Now, when we’re talking about something like social media or print publication, telling somebody to “buy their own megaphone” by designing their own social media platform or founding their own publishing company is obviously pretty prohibitive. It takes a lot of money to do those things, which means that only powerful people (which usually means the rich here), or people backed by the powerful, are likely to be able to. Which results in practical limits on the principle of free speech. But is that the public’s problem? Is the state responsible to promote your voice as well as protect it? A classical Liberal would certainly say “No” to both questions. A leftist might say the same, but they’d also draw attention to the way this illustrates how wealth and power influence our ideas and our culture—points of analysis I’ll be returning to in my next.

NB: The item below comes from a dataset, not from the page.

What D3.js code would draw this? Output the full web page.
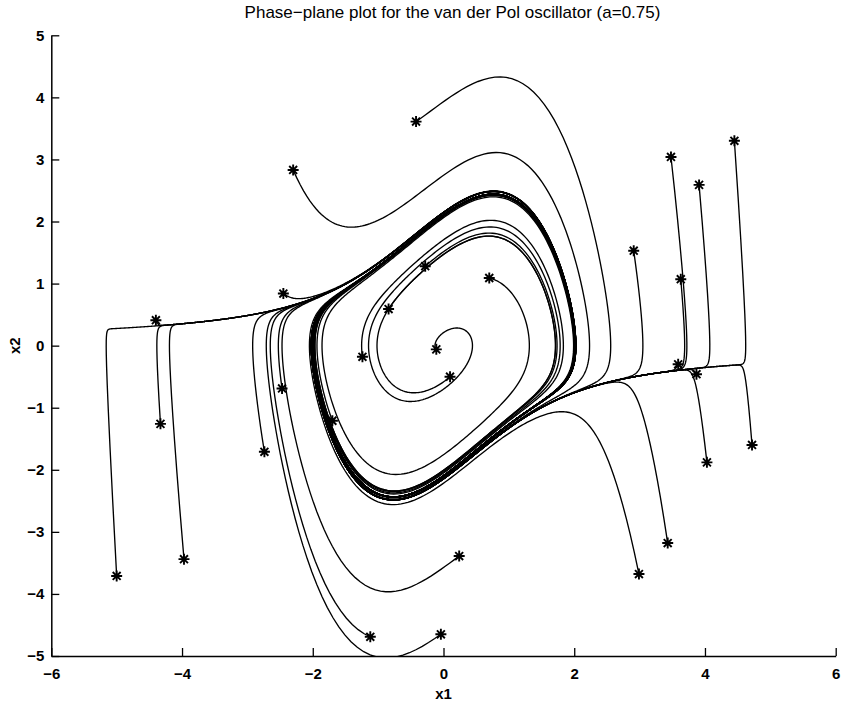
<!DOCTYPE html>
<html>
<head>
<meta charset="utf-8">
<script src="https://cdn.jsdelivr.net/npm/d3@7"></script>
<style>
  html, body { margin: 0; padding: 0; background: #fff; }
  svg { display: block; font-family: "Liberation Sans", Arial, Helvetica, sans-serif; }
</style>
</head>
<body>
<svg id="chart" width="843" height="703"></svg>
<script>
// van der Pol oscillator: x1' = x2, x2' = -x1 + a(1 - x1^2) x2
const a = 0.75;
const tEnd = 20;

// Initial conditions (marked with '*')
const x1Start = [-0.42, -2.30, 3.48, 4.45, 3.91, 2.91, 3.63, -0.28, 0.70, -0.84,
                 -2.45, -4.40, -1.24, -0.11, 0.10, -2.47, 3.59, 3.87, -4.33, -1.70,
                 -2.74, 4.03, 4.72, -5.00, -3.97, 0.24, 2.99, 3.43, -1.12, -0.04];
const x2Start = [3.61, 2.83, 3.04, 3.30, 2.59, 1.53, 1.07, 1.28, 1.09, 0.59,
                 0.84, 0.41, -0.18, -0.06, -0.50, -0.69, -0.30, -0.46, -1.26, -1.21,
                 -1.71, -1.88, -1.60, -3.71, -3.44, -3.39, -3.68, -3.18, -4.69, -4.65];

const xTicks = [-6, -4, -2, 0, 2, 4, 6];
const yTicks = [-5, -4, -3, -2, -1, 0, 1, 2, 3, 4, 5];

(function () {
  const svg = d3.select("#chart");
  const pLeft = 51.3, pRight = 835.7, pTop = 35.3, pBottom = 656;

  const x = d3.scaleLinear().domain([-6, 6]).range([pLeft, pRight]);
  const y = d3.scaleLinear().domain([-5, 5]).range([pBottom, pTop]);

  function deriv(s) {
    return [s[1], -s[0] + a * (1 - s[0] * s[0]) * s[1]];
  }

  // Fourth-order Runge-Kutta integration of one trajectory
  function trajectory(p0) {
    const h = 0.005, steps = Math.round(tEnd / h);
    let s = p0.slice();
    const pts = [s.slice()];
    for (let i = 0; i < steps; i++) {
      const k1 = deriv(s);
      const k2 = deriv([s[0] + h / 2 * k1[0], s[1] + h / 2 * k1[1]]);
      const k3 = deriv([s[0] + h / 2 * k2[0], s[1] + h / 2 * k2[1]]);
      const k4 = deriv([s[0] + h * k3[0], s[1] + h * k3[1]]);
      s = [s[0] + h / 6 * (k1[0] + 2 * k2[0] + 2 * k3[0] + k4[0]),
           s[1] + h / 6 * (k1[1] + 2 * k2[1] + 2 * k3[1] + k4[1])];
      if (i % 4 === 3) pts.push(s.slice());
    }
    return pts;
  }

  svg.append("defs").append("clipPath").attr("id", "plotArea")
    .append("rect")
    .attr("x", pLeft).attr("y", pTop)
    .attr("width", pRight - pLeft).attr("height", pBottom - pTop);

  const line = d3.line().x(d => x(d[0])).y(d => y(d[1]));

  const starts = x1Start.map((v, i) => [v, x2Start[i]]);

  svg.append("g").attr("clip-path", "url(#plotArea)")
    .selectAll("path")
    .data(starts)
    .join("path")
    .attr("d", d => line(trajectory(d)))
    .attr("fill", "none")
    .attr("stroke", "#000")
    .attr("stroke-width", 1.35);

  // '*' markers: plus and times overlaid
  const r = 5.5, rd = r * 0.72;
  svg.append("g")
    .selectAll("path")
    .data(starts)
    .join("path")
    .attr("d", d => {
      const cx = x(d[0]), cy = y(d[1]);
      return `M${cx - r},${cy}L${cx + r},${cy}M${cx},${cy - r}L${cx},${cy + r}` +
             `M${cx - rd},${cy - rd}L${cx + rd},${cy + rd}M${cx - rd},${cy + rd}L${cx + rd},${cy - rd}`;
    })
    .attr("stroke", "#000")
    .attr("stroke-width", 1.9)
    .attr("fill", "none");

  // Axes: left and bottom lines with inward ticks
  const fmt = d => d < 0 ? "\u2212" + Math.abs(d) : d;
  const xAxis = d3.axisBottom(x).tickValues(xTicks).tickSizeInner(-8).tickSizeOuter(0)
    .tickPadding(12).tickFormat(fmt);
  const yAxis = d3.axisLeft(y).tickValues(yTicks).tickSizeInner(-8).tickSizeOuter(0)
    .tickPadding(7).tickFormat(fmt);

  const gx = svg.append("g").attr("transform", `translate(0,${pBottom})`).call(xAxis);
  const gy = svg.append("g").attr("transform", `translate(${pLeft},0)`).call(yAxis);

  [gx, gy].forEach(g => {
    g.select(".domain").attr("stroke", "#000").attr("stroke-width", 1.5);
    g.selectAll(".tick line").attr("stroke", "#000").attr("stroke-width", 1.3);
    g.selectAll(".tick text")
      .attr("fill", "#000")
      .style("font-size", "15px")
      .style("font-weight", "bold")
      .style("font-family", "'Liberation Sans', Arial, sans-serif");
  });

  // Title and axis labels
  svg.append("text")
    .attr("x", (pLeft + pRight) / 2 + 9).attr("y", 18)
    .attr("text-anchor", "middle")
    .style("font-size", "17px")
    .text("Phase\u2212plane plot for the van der Pol oscillator (a=0.75)");

  svg.append("text")
    .attr("x", (pLeft + pRight) / 2).attr("y", 699)
    .attr("text-anchor", "middle")
    .style("font-size", "15px")
    .style("font-weight", "bold")
    .text("x1");

  svg.append("text")
    .attr("transform", `translate(20,${(pTop + pBottom) / 2}) rotate(-90)`)
    .attr("text-anchor", "middle")
    .style("font-size", "15px")
    .style("font-weight", "bold")
    .text("x2");
})();
</script>
</body>
</html>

But above all, the obnoxious thing about the Harper’s Letter, and Bari Weiss’ resignation post, and in fact most complaints about cancel culture, is that being criticized is not being silenced. I am not the first person to note the irony that the signatories of the Harper’s Letter include some of the most successful, prominent writers in the English-speaking world, from Malcolm Gladwell to J. K. Rowling. Yeah, the left-wing cancellers have really ruined you guys—no one will publish you or employ you or even let you use your Twitter account, with all their … telling you you’re wrong. That’s what a censorship is, right? It’s when people say you’re wrong?

xkcd 1357: Free Speech, by Randall Munroe

I don’t mean to minimize the real harm that targeted harassment can do. I’ve been harassed online myself, and it can take a real toll on your mental health. But most complaints made against “cancel culture”—aside from some I’ve seen made by leftists who explicitly support deplatforming problematic views as a legitimate tactic—are so vague that it’s difficult to take them seriously, especially when you set them beside the things that these people were being criticized for in the first place: for example, Bari Weiss’ decision to publish Tom Cotton’s2 infamous op-ed, which advocated the government using military force against its own citizens. But to deal with that contrast adequately, we’re going to need to get into some leftist shit …


1 Even this summary is oversimplified; the right to free speech doesn’t mean you can always express your beliefs in any way you want: for instance, if I were to express my belief that health care should be universal by marching into the House of Representatives, standing on the Speaker’s desk, and yelling at the assembled Congresshumans with a lot of swearing (to nick an example from Philosophy Tube), I’d expect to be shown out with extreme prejudice. Obscenity and incitements to violence are also commonly restricted forms of speech, depending on jurisdiction and context.

2 I honestly still cannot believe his name is Tom Cotton. Tom Cotton. Surely he has a brother-in-law named James Crow.